I have a relatively large csv file containing a list of companies, products, and prices. The ordering of the data is not guaranteed (i.e. not sorted):
csv#1 (big file)
...
CompanyA productB 0
CompanyA productA 0
CompanyA productC 0
CompanyB productA 0
CompanyB productB 0
CompanyB productC 0
...
Some of the entries in "csv#1" have bad data (zeroes). I have a second csv containing only the names from csv#1 that had bad data (and their corrected data). The ordering of this csv is by descending price:
csv#2 (small file - subset of csv#1)
CompanyA productC 15
CompanyA productB 10
CompanyA productA 5
CompanyB productA 3
CompanyB productB 2
CompanyB productC 1
I want to iterate through csv#1 and if the combination of Company + product is in csv#2, overwrite with csv#2 price.
I know I can do this by brute force, iterating over csv#2 for every row in csv#1. I could even optimize by loading csv#2 into an array and removing entries once they are found (each combination will show up exactly once in csv#1). But I am certain there must be a better way.

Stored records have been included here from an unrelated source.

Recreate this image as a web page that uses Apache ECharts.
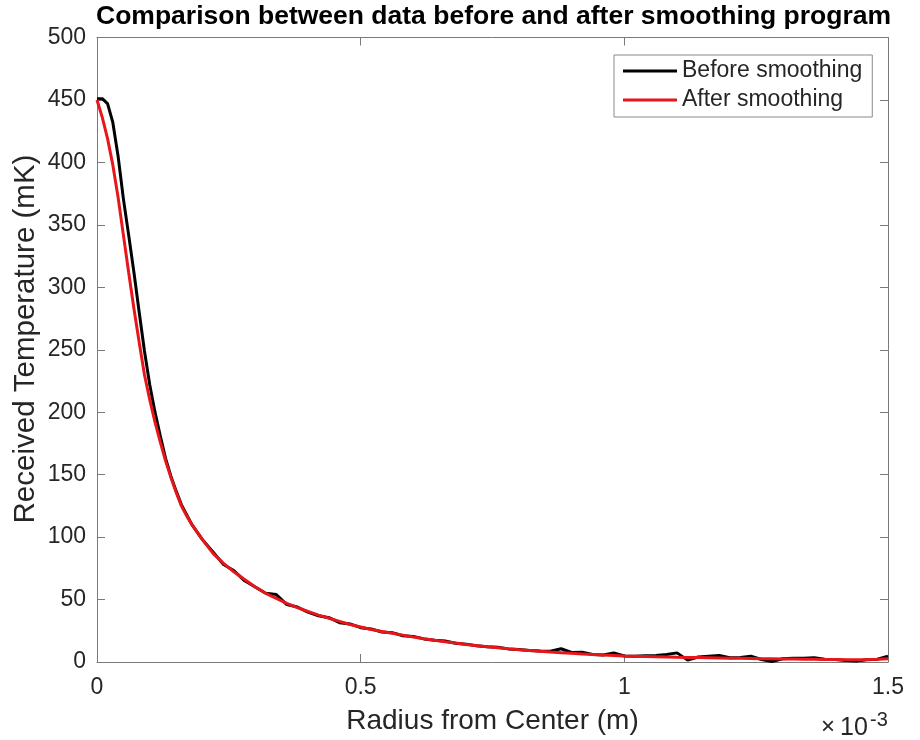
<!DOCTYPE html>
<html>
<head>
<meta charset="utf-8">
<script src="https://cdn.jsdelivr.net/npm/echarts@6/dist/echarts.min.js"></script>
<style>
  html, body { margin: 0; padding: 0; background: #fff; }
  #chart { width: 920px; height: 740px; }
</style>
</head>
<body>
<div id="chart"></div>
<script>
// Radius from center, in units of 1e-3 m
const radius = [
  0, 0.01, 0.02, 0.03, 0.04, 0.05, 0.06, 0.07, 0.08, 0.09, 0.10,
  0.11, 0.12, 0.13, 0.14, 0.15, 0.16, 0.17, 0.18, 0.19, 0.20,
  0.22, 0.24, 0.26, 0.28, 0.30, 0.32, 0.34, 0.36, 0.38, 0.40,
  0.42, 0.44, 0.46, 0.48, 0.50, 0.52, 0.54, 0.56, 0.58, 0.60,
  0.62, 0.64, 0.66, 0.68, 0.70, 0.72, 0.74, 0.76, 0.78, 0.80,
  0.82, 0.84, 0.86, 0.88, 0.90, 0.92, 0.94, 0.96, 0.98, 1.00,
  1.02, 1.04, 1.06, 1.08, 1.10, 1.12, 1.14, 1.16, 1.18, 1.20,
  1.22, 1.24, 1.26, 1.28, 1.30, 1.32, 1.34, 1.36, 1.38, 1.40,
  1.42, 1.44, 1.46, 1.48, 1.50
];

// Received temperature (mK), raw measurement
const beforeSmoothing = [
  451, 451, 447, 432, 405, 371, 342, 312, 280, 249, 222,
  200, 181, 163, 149, 137, 126, 118, 110, 104, 98,
  88, 78, 73, 65, 60, 55, 54, 46, 44, 40,
  37, 35.5, 31.5, 30.5, 27.5, 26.5, 24, 23.5, 21, 20.5,
  18.5, 17.5, 16.8, 15, 14.3, 13, 12.3, 11.8, 10.5, 10,
  9.2, 8.8, 8.6, 10.6, 7.6, 7.8, 6.0, 5.6, 7.3, 4.8,
  4.6, 5.0, 5.2, 6.0, 7.3, 1.5, 4.0, 4.6, 5.2, 3.4,
  3.6, 4.6, 2.0, 0.3, 2.6, 3.0, 3.0, 3.4, 2.2, 2.0,
  1.2, 0.8, 1.8, 2.2, 4.6
];

// Received temperature (mK), after the smoothing program
const afterSmoothing = [
  450, 436, 419, 398, 372, 342, 312, 283, 256, 230, 210,
  192, 176, 161, 148, 136, 125, 117, 110, 104, 98,
  87, 79, 72, 66, 60, 55, 51, 47, 43.5, 40.5,
  37.5, 35, 32.5, 30, 28, 26, 24.5, 23, 21.5, 20,
  18.7, 17.5, 16.3, 15.2, 14, 13.1, 12.2, 11.4, 10.6, 9.9,
  9.2, 8.6, 8.0, 7.5, 7.0, 6.5, 6.0, 5.6, 5.2, 4.8,
  4.6, 4.4, 4.2, 4.0, 3.8, 3.7, 3.6, 3.5, 3.3, 3.1,
  3.0, 2.9, 2.7, 2.6, 2.5, 2.4, 2.3, 2.2, 2.1, 2.0,
  1.9, 1.9, 2.0, 2.2, 2.6
];

const xTicks = [0, 0.5, 1, 1.5];
const yTicks = [0, 50, 100, 150, 200, 250, 300, 350, 400, 450, 500];

const FONT = '"Liberation Sans", Arial, Helvetica, sans-serif';
const AXIS_GRAY = '#7a7a7a';
const TEXT_DARK = '#262626';

const zip = (xs, ys) => xs.map((x, i) => [x, ys[i]]);

const chart = echarts.init(document.getElementById('chart'), null, { renderer: 'canvas' });

const boxAxis = {
  axisLine: { show: true, onZero: false, lineStyle: { color: AXIS_GRAY, width: 1 } },
  axisTick: { show: true, inside: true, length: 8, lineStyle: { color: AXIS_GRAY, width: 1 } },
  splitLine: { show: false }
};

chart.setOption({
  animation: false,
  backgroundColor: '#ffffff',
  textStyle: { fontFamily: FONT },
  grid: { left: 97, right: 32, top: 37.5, bottom: 77.5, containLabel: false },
  legend: {
    data: ['Before smoothing', 'After smoothing'],
    orient: 'vertical',
    left: 614,
    top: 55,
    icon: 'rect',
    itemWidth: 54,
    itemHeight: 3,
    itemGap: 3,
    padding: [3, 10, 4, 9],
    borderColor: '#8a8a8a',
    borderWidth: 1,
    backgroundColor: '#ffffff',
    textStyle: { fontFamily: FONT, fontSize: 23, color: TEXT_DARK, lineHeight: 26 }
  },
  xAxis: [
    Object.assign({
      type: 'value',
      min: xTicks[0],
      max: xTicks[xTicks.length - 1],
      interval: xTicks[1] - xTicks[0],
      position: 'bottom',
      name: 'Radius from Center (m)',
      nameLocation: 'middle',
      nameGap: 45,
      nameTextStyle: { fontFamily: FONT, fontSize: 28, color: TEXT_DARK },
      axisLabel: { fontFamily: FONT, fontSize: 23, color: TEXT_DARK, margin: 14 }
    }, boxAxis),
    Object.assign({
      type: 'value',
      min: xTicks[0],
      max: xTicks[xTicks.length - 1],
      interval: xTicks[1] - xTicks[0],
      position: 'top',
      axisLabel: { show: false }
    }, boxAxis)
  ],
  yAxis: [
    Object.assign({
      type: 'value',
      min: yTicks[0],
      max: yTicks[yTicks.length - 1],
      interval: yTicks[1] - yTicks[0],
      position: 'left',
      axisLabel: { fontFamily: FONT, fontSize: 23, color: TEXT_DARK, margin: 11 }
    }, boxAxis),
    Object.assign({
      type: 'value',
      min: yTicks[0],
      max: yTicks[yTicks.length - 1],
      interval: yTicks[1] - yTicks[0],
      position: 'right',
      axisLabel: { show: false }
    }, boxAxis)
  ],
  series: [
    {
      name: 'Before smoothing',
      type: 'line',
      data: zip(radius, beforeSmoothing),
      showSymbol: false,
      symbol: 'none',
      color: '#000000',
      lineStyle: { color: '#000000', width: 3 },
      z: 2
    },
    {
      name: 'After smoothing',
      type: 'line',
      data: zip(radius, afterSmoothing),
      showSymbol: false,
      symbol: 'none',
      color: '#e8161b',
      lineStyle: { color: '#e8161b', width: 3 },
      z: 3
    }
  ],
  graphic: [
    {
      type: 'text',
      left: 96,
      top: 3,
      style: {
        text: 'Comparison between data before and after smoothing program',
        font: 'bold 26.5px ' + FONT,
        fill: '#000000'
      }
    },
    // vertical axis title
    {
      type: 'text',
      x: 26,
      y: 339,
      rotation: Math.PI / 2,
      style: {
        x: 0,
        y: 0,
        text: 'Received Temperature (mK)',
        font: '29.5px ' + FONT,
        fill: TEXT_DARK,
        align: 'center',
        verticalAlign: 'middle'
      }
    },
    // axis exponent: ×10^-3
    {
      type: 'text',
      left: 821,
      top: 715,
      style: { text: '×', font: '24px ' + FONT, fill: TEXT_DARK }
    },
    {
      type: 'text',
      left: 840,
      top: 716,
      style: { text: '10', font: '25px ' + FONT, fill: TEXT_DARK }
    },
    {
      type: 'text',
      left: 870,
      top: 710,
      style: { text: '-3', font: '20px ' + FONT, fill: TEXT_DARK }
    }
  ]
});
</script>
</body>
</html>
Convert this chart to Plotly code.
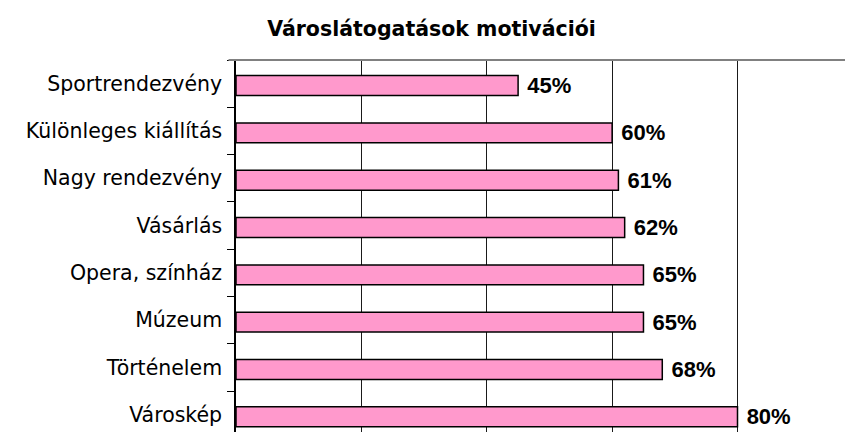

I found some references indicating that sets
are a more efficient way to do these kinds of lookup searches:
Most efficient way for a lookup/search in a huge list (python)
Fastest way to search a list in python
But I am not sure how to apply sets
to my example. How to I structure a set
here, given the multiple search columns, and the need to return a value if there is a match? Or is there a better approach than sets
?